Records with drawing code
---*---

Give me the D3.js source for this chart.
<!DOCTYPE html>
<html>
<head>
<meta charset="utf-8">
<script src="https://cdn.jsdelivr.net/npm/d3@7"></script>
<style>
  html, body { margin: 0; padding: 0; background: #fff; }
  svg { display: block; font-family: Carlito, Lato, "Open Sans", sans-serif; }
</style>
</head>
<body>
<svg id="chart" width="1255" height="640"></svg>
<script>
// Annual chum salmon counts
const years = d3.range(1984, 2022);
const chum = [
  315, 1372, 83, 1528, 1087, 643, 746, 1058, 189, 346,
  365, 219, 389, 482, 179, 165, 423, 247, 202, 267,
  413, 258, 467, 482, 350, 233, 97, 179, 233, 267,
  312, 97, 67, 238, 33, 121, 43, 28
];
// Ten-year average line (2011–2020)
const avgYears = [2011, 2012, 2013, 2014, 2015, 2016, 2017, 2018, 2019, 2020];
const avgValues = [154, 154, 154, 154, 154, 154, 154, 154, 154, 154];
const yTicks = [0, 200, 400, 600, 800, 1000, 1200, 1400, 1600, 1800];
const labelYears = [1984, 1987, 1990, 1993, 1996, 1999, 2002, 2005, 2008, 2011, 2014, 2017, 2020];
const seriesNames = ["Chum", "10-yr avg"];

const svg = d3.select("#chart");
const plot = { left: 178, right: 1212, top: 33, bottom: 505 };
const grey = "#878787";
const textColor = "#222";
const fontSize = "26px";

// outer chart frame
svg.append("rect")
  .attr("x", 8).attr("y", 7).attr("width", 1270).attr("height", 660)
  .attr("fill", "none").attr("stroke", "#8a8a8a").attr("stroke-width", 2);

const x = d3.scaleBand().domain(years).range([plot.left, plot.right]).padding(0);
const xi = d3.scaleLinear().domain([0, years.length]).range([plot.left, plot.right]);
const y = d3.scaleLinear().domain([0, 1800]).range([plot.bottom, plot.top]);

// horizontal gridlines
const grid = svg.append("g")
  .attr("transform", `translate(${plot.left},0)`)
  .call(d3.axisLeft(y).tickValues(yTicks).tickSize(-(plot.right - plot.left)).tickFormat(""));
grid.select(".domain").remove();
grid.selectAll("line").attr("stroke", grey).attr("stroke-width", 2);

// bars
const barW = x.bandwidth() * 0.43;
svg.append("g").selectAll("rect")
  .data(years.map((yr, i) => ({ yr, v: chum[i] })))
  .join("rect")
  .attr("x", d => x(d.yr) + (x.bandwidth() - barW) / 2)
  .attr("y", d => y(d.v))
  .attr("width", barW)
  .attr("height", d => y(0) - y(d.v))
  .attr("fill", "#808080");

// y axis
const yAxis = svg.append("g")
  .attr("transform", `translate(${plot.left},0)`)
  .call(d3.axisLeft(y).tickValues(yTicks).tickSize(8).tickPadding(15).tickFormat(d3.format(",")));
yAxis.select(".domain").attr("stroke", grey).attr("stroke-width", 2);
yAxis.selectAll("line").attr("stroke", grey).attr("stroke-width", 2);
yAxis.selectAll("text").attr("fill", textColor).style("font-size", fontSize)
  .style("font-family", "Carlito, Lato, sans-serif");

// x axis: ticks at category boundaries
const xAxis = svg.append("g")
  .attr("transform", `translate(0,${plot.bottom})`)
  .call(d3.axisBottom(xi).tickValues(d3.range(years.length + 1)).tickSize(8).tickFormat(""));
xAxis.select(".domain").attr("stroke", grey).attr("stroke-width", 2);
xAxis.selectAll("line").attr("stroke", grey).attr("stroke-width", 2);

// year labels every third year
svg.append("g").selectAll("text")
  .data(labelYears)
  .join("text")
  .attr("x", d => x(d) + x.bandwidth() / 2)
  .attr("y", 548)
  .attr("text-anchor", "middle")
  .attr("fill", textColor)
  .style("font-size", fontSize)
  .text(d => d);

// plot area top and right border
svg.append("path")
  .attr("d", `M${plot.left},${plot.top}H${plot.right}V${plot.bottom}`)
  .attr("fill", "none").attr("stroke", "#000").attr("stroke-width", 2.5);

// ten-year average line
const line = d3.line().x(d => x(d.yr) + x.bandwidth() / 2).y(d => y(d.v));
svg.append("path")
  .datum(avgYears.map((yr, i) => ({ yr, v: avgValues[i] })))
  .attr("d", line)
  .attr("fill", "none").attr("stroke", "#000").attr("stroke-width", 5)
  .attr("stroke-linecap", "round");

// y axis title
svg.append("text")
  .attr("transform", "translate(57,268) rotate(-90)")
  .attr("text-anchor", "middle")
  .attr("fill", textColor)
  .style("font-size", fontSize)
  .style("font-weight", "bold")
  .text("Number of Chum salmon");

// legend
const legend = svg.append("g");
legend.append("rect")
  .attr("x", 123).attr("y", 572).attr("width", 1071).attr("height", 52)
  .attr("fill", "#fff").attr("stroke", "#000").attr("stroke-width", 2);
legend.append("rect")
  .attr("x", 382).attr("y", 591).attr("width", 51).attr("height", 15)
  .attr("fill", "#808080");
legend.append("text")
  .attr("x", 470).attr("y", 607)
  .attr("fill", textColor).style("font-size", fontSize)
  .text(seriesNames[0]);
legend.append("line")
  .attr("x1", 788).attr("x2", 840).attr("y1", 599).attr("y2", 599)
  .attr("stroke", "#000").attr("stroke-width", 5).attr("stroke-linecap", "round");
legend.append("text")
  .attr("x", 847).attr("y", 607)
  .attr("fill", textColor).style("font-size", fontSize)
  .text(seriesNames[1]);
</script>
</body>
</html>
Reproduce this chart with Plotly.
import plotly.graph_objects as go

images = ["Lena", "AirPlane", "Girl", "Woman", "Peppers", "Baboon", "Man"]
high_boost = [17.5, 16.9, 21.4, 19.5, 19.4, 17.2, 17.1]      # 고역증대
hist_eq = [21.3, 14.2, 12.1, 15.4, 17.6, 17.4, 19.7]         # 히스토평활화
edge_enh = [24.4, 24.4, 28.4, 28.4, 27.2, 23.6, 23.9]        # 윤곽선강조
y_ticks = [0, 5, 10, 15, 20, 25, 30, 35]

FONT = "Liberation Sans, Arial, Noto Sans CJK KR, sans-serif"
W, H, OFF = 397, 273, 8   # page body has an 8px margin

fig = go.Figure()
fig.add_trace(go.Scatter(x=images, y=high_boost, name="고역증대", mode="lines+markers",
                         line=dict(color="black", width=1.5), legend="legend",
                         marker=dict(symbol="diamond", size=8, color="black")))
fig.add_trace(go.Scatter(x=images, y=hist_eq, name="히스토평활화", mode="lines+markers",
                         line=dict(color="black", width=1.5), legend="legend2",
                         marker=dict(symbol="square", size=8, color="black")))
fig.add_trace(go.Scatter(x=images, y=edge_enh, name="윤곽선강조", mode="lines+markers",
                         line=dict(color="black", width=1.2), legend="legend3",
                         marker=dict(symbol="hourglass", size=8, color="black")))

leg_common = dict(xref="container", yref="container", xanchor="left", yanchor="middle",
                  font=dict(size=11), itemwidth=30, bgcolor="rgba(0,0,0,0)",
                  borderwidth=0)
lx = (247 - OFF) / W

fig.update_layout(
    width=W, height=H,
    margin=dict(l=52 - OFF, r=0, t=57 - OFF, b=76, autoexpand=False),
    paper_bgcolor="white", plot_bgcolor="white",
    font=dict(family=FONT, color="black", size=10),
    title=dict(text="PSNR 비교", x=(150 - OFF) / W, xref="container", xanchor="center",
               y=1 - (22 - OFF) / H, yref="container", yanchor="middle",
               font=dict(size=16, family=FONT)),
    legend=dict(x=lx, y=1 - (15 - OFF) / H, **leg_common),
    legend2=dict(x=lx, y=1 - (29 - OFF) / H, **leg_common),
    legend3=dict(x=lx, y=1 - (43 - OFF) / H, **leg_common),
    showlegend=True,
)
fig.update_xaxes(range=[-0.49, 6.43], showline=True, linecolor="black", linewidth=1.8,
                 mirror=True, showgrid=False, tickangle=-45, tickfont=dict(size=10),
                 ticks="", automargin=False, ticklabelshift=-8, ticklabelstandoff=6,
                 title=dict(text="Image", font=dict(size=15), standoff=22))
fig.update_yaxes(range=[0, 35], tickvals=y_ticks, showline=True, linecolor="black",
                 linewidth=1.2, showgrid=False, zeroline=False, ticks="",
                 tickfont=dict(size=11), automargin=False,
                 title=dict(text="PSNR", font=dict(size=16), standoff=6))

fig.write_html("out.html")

---*---

#### [THE PROBLEM]
Copy every line of the listing containing the string "chart".

#### [EXERCISE SOLUTION]
Give me the D3.js source for this chart.
<svg id="chart" width="1255" height="640"></svg>
const svg = d3.select("#chart");
// outer chart frame
Reproduce this chart with Plotly.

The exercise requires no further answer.